Another concept we want to look at is "de-correlation". This concept is less well-known, but it is the primary acoustic smoothing mechanism for in-room bass in both dipole bass systems and distributed multiple monopole bass systems. We get good de-correlation when the in-room bass energy is adding in semi-random phase. De-correlation is desirable because it results in smooth bass, because no particular frequencies have enough energy to stick out like sore thumbs (or "peaks"). To help you visualize what we mean by the term, good "de-correlation" would be like the foot-falls of a highschool football team running out onto the field. On the other hand, strong "correlation" would be like the foot-falls of the Wehrmacht on parade. The thing to remember is, good de-correlation = smooth in-room bass.
And smooth bass is "fast" bass, literally and perceptually. Because room + sub(s) = a minimum phase system, in-room peak = slower energy decay at that frequency = "slow" bass. So if the perceptual goal is "fast bass", the road thereto is the one marked "smooth bass".
In general, dipole bass really is smoother than monopole bass! In 2002 researcher James M. Kates published a paper in the Journal of the Audio Engineering Society showing that dipoles have smoother in-room bass than monopoles. This wasn't news to the Gradient and Quad and Maggie and SoundLab and Apogee owners out there, but it WAS long-overdue officially-sanctioned peer-reviewed validation.
Now most people who talk about the "speed" (in-room smoothness) of dipole bass attribute it to the figure-8 radiation pattern exciting fewer room modes. But if only few-and-far-between room modes are excited, that's an indication of strong correlation (Wehrmacht)! And we'd expect those few-and-far-between peaks and dips (especially the peaks) to stick out like sore thumbs. So, I think that attributing the in-room smoothness of dipole bass entirely (or even mostly) to the figure-8 radiation pattern is a misconception. Kates' data shows smoother in-room bass for dipoles, which implies good de-correlation, so something else must be going on. Here's what I think is happening:
The primary smoothing mechanism for dipole bass is, the phase relationship between the frontwave and the backwave energy. The figure-8 radiation pattern also plays a role here, so it does matter, but not all by itself. Because of the radiation pattern, the normal-polarity frontwave goes off in one general direction, and the reverse-polarity backwave goes off in the opposite direction. After a few room boundary bounces the twain shall meet again, but their phase relationships are now generally semi-random - which means good de-correlation - highschool football team!

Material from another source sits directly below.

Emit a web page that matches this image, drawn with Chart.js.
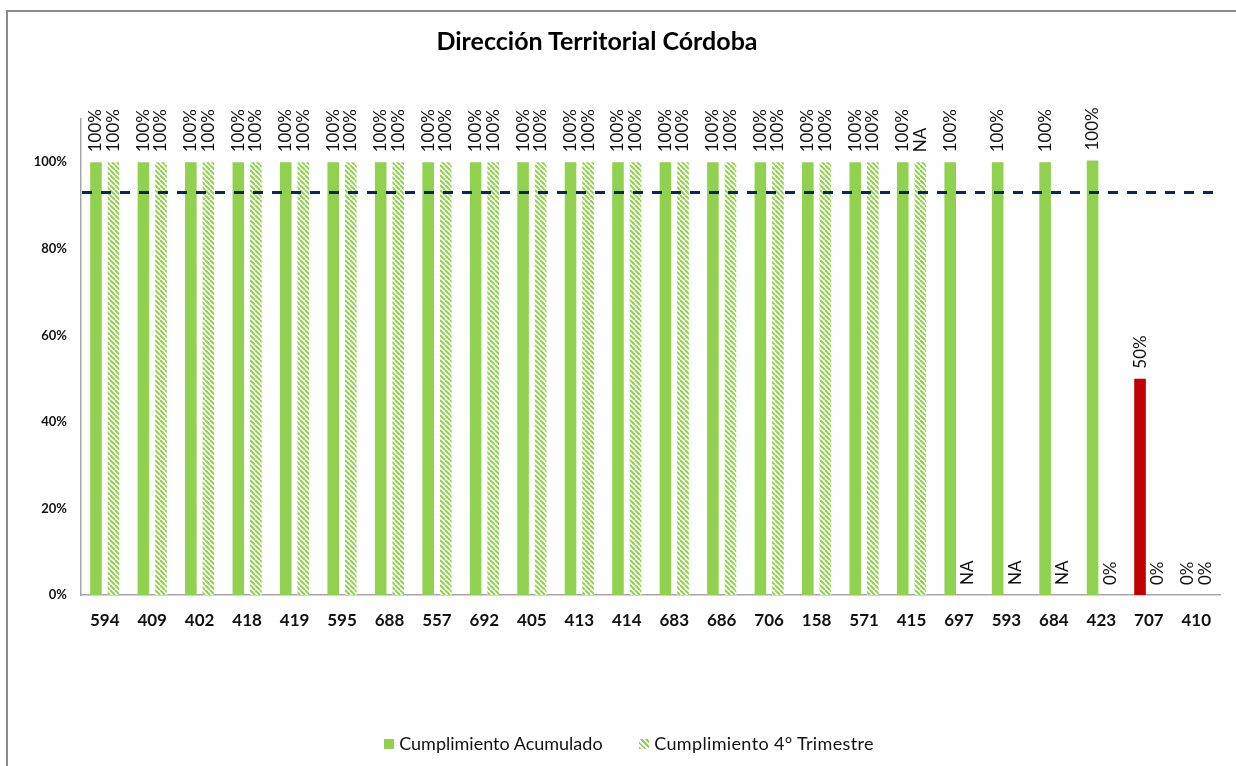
<!DOCTYPE html>
<html>
<head>
<meta charset="utf-8">
<script src="https://cdn.jsdelivr.net/npm/chart.js@4.4.1/dist/chart.umd.min.js"></script>
<style>
  html, body { margin: 0; padding: 0; background: #ffffff; }
  #wrap { position: relative; width: 1236px; height: 766px; overflow: hidden; background: #ffffff; }
  #frame { position: absolute; left: 6px; top: 10px; width: 1240px; height: 770px;
           border-top: 2px solid #8c8c8c; border-left: 2px solid #8c8c8c; pointer-events: none; }
  #chart { position: absolute; left: 0; top: 0; }
  #title { position: absolute; left: 0; top: 25px; width: 1194px; text-align: center;
           font-family: Lato, "Open Sans", sans-serif; font-weight: bold; font-size: 25px;
           line-height: 30px; color: #000; }
  #legend { position: absolute; left: 0; top: 731px; width: 1258px; text-align: center;
            font-family: Lato, "Open Sans", sans-serif; font-size: 18px; line-height: 24px; color: #111; }
  .item { display: inline-block; margin: 0 18px; }
  .item2 { letter-spacing: 0.35px; margin-left: 14px; }
  .box { display: inline-block; width: 10px; height: 10px; margin-right: 5px; vertical-align: 1px; }
  .solid { background: #92D050; }
  .hatch { background: repeating-linear-gradient(45deg, #92D050 0px, #92D050 2px, #ffffff 2px, #ffffff 3.6px); }
</style>
</head>
<body>
<div id="wrap">
  <canvas id="chart" width="1236" height="766"></canvas>
  <div id="title">Dirección Territorial Córdoba</div>
  <div id="legend">
    <span class="item"><span class="box solid"></span>Cumplimiento Acumulado</span>
    <span class="item item2"><span class="box hatch"></span>Cumplimiento 4° Trimestre</span>
  </div>
  <div id="frame"></div>
</div>
<script>
// ---- data ----
const categories = ['594','409','402','418','419','595','688','557','692','405','413','414',
                    '683','686','706','158','571','415','697','593','684','423','707','410'];
const acumulado = [1,1,1,1,1,1,1,1,1,1,1,1,1,1,1,1,1,1,1,1,1,1.004,0.5,0];
const acumuladoLabels = ['100%','100%','100%','100%','100%','100%','100%','100%','100%','100%','100%','100%',
                         '100%','100%','100%','100%','100%','100%','100%','100%','100%','100%','50%','0%'];
const trimestre = [1,1,1,1,1,1,1,1,1,1,1,1,1,1,1,1,1,1,null,null,null,0,0,0];
const trimestreLabels = ['100%','100%','100%','100%','100%','100%','100%','100%','100%','100%','100%','100%',
                         '100%','100%','100%','100%','100%','NA','NA','NA','NA','0%','0%','0%'];
const meta = 0.93;
const yTicks = [0, 0.2, 0.4, 0.6, 0.8, 1.0];

// ---- styles ----
const GREEN = '#92D050';
const RED = '#C00000';
const NAVY = '#0B2560';
const FONT = 'Lato, "Open Sans", sans-serif';

function hatchPattern() {
  const s = 5;
  const c = document.createElement('canvas');
  c.width = s; c.height = s;
  const g = c.getContext('2d');
  g.fillStyle = '#ffffff';
  g.fillRect(0, 0, s, s);
  g.strokeStyle = GREEN;
  g.lineWidth = 2;
  for (let k = -1; k <= 1; k++) {
    g.beginPath();
    g.moveTo(k * s, 0);
    g.lineTo(k * s + s, s);
    g.stroke();
  }
  return document.getElementById('chart').getContext('2d').createPattern(c, 'repeat');
}

const acumColors = categories.map(c => c === '707' ? RED : GREEN);

// target (meta) line across the plot, placed with the y scale
const metaLinePlugin = {
  id: 'metaLine',
  afterDatasetsDraw(chart) {
    const {ctx, chartArea} = chart;
    const y = chart.scales.y.getPixelForValue(meta);
    ctx.save();
    ctx.strokeStyle = NAVY;
    ctx.lineWidth = 3;
    ctx.setLineDash([10, 9]);
    ctx.beginPath();
    ctx.moveTo(chartArea.left + 1, y);
    ctx.lineTo(chartArea.right - 4, y);
    ctx.stroke();
    ctx.restore();
  }
};

const labelPlugin = {
  id: 'barLabels',
  afterDatasetsDraw(chart) {
    const ctx = chart.ctx;
    const yScale = chart.scales.y;
    const sets = [[0, acumulado, acumuladoLabels], [1, trimestre, trimestreLabels]];
    ctx.save();
    ctx.font = '17px ' + FONT;
    ctx.fillStyle = '#111111';
    ctx.textAlign = 'left';
    ctx.textBaseline = 'middle';
    sets.forEach(([di, vals, labs]) => {
      const m = chart.getDatasetMeta(di);
      m.data.forEach((el, i) => {
        const txt = labs[i];
        if (!txt) return;
        const v = vals[i] == null ? 0 : vals[i];
        const x = el.x;
        const y = yScale.getPixelForValue(v) - 10;
        ctx.save();
        ctx.translate(x, y);
        ctx.rotate(-Math.PI / 2);
        ctx.fillText(txt, 0, 0);
        ctx.restore();
      });
    });
    ctx.restore();
  }
};

new Chart(document.getElementById('chart'), {
  type: 'bar',
  data: {
    labels: categories,
    datasets: [
      {
        label: 'Cumplimiento Acumulado',
        data: acumulado,
        backgroundColor: acumColors,
        borderWidth: 0,
        categoryPercentage: 0.74,
        barPercentage: 0.66
      },
      {
        label: 'Cumplimiento 4° Trimestre',
        data: trimestre,
        backgroundColor: hatchPattern(),
        borderWidth: 0,
        categoryPercentage: 0.74,
        barPercentage: 0.66
      }
    ]
  },
  options: {
    responsive: false,
    animation: false,
    devicePixelRatio: 1,
    layout: { padding: { top: 119, left: 0, right: 16, bottom: 0 } },
    plugins: {
      legend: { display: false },
      title: { display: false },
      tooltip: { enabled: false }
    },
    scales: {
      x: {
        type: 'category',
        offset: true,
        grid: { display: false, drawTicks: false },
        border: { display: true, color: '#a6a6a6', width: 1.5 },
        ticks: { color: '#111', font: { family: FONT, size: 17, weight: 'bold' }, padding: 15, maxRotation: 0, autoSkip: false },
        afterFit(scale) { scale.height = 171; }
      },
      y: {
        min: 0,
        max: 1.1,
        grid: { display: false, drawTicks: false },
        border: { display: true, color: '#a6a6a6', width: 1.5 },
        afterBuildTicks(scale) { scale.ticks = yTicks.map(v => ({ value: v })); },
        ticks: {
          color: '#111',
          font: { family: FONT, size: 13, weight: 'bold' },
          padding: 14,
          callback: (v) => Math.round(v * 100) + '%'
        },
        afterFit(scale) { scale.width = 81; }
      }
    }
  },
  plugins: [labelPlugin, metaLinePlugin]
});
</script>
</body>
</html>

[Not that I'm necessarily the world's biggest fan of highschool football teams, whose members were often the dispensers of wedgies and noogies to us little nerdlings, but at least football gave them someone else to hit and hit hard.]
In general, it takes two intelligently-distributed monopole sources to get the same approximate in-room smoothness of a single dipole source. The energy from the dipole source sums in-room in semi-random phase because the frontwave and backwave start out in opposite polarity and are launched in opposite directions, and the energy from two intelligently-spaced monopole sources also combines in semi-random phase because of their physical distance from one another and dissimilar physical distances from most of the room's boundaries.
So the same mechanism - semi-random phase summation - is at play in smoothing the in-room response of both dipole bass systems and Swarms in the modal region. But the two approaches totally diverge as far as what happens down in the pressure zone! If the energy in the pressure zone is all in-phase (like with four monopole subs), then it sums in-phase. This can result in boom, because in-phase summation is inherently 3 dB louder than the semi-random-phase summation we were getting up in the modal zone. And because of the ear's heightened sensitivity to relative loudness at low frequencies (which is shown in the bunching up of equal-loudness curves south of 100 Hz), a 3 dB emphasis below 40 Hz can sound as big as a 6 dB emphasis up in the midrange region. (This is also an argument for most systems having significant room for improvement in the bass region.)
With a dipole, at very long wavelengths the situation is kinda the same but the outcome is totally different. In the region where all of the reflections are happening within 1/4 wavelength, we have half of the energy with one polarity and half with the opposite! The net sum would be complete cancellation ( making it a "no-pressure zone"?). In practice the cancellation isn't complete, but it is severe, and as a result dipole bass tends to have poor impact unless a) the room is very large (pushing the "no-pressure zone" down very low in frequency) and b) the dipole bass system actually does go very low (which requires a very large baffle and/or a lot of EQ).
So intelligently-distributed monopoles can match the in-room smoothness of dipoles in the modal zone as long as we use enough monopoles. But down in the pressure zone, the monopoles tend towards having about 3 dB of excess energy, while the dipoles tend towards complete cancellation (virtually no bass energy). Neither situation is ideal, and subjectively "too much low bass" can be even more distracting than "not enough low bass".
But, the Swarm has one final trick up its sleeve! We can reverse the polarity of one of the four subs! Now as we move down into the pressure zone, we have 3/4 of the energy in normal polarity and 1/4 of the energy in reverse polarity, so we end up with neither the low-end over-emphasis of the pure monopole (all woofers in-phase) approach, nor the trending-towards-complete-cancellation of the dipole approach. And by reversing the polarity of one sub, we are also improving the de-correlation up in the modal zone. So we end up with smooth bass all the way down, with no over-emphasis anywhere. And remember, smooth bass is "fast" bass.
Okay, is there another approach that can give similar results? I think so, and it's something Siegfried Linkwitz has been doing for decades: Use dipole bass down to the transition between the modal and pressure zones, and use monopole bass down in the pressure zone. Both approaches work well.
Not all rooms will have a significant pressure zone - open-floorplan rooms won't - so not all of the distinctions made above will be equally applicable. The best answers are probably arrived at on a case-by-case basis. But I think that a good distributed multisub system, well set-up, is competitive with a good dipole system across the modal zone and superior to both dipole and pure monopole (all woofers in-phase) down in the pressure zone.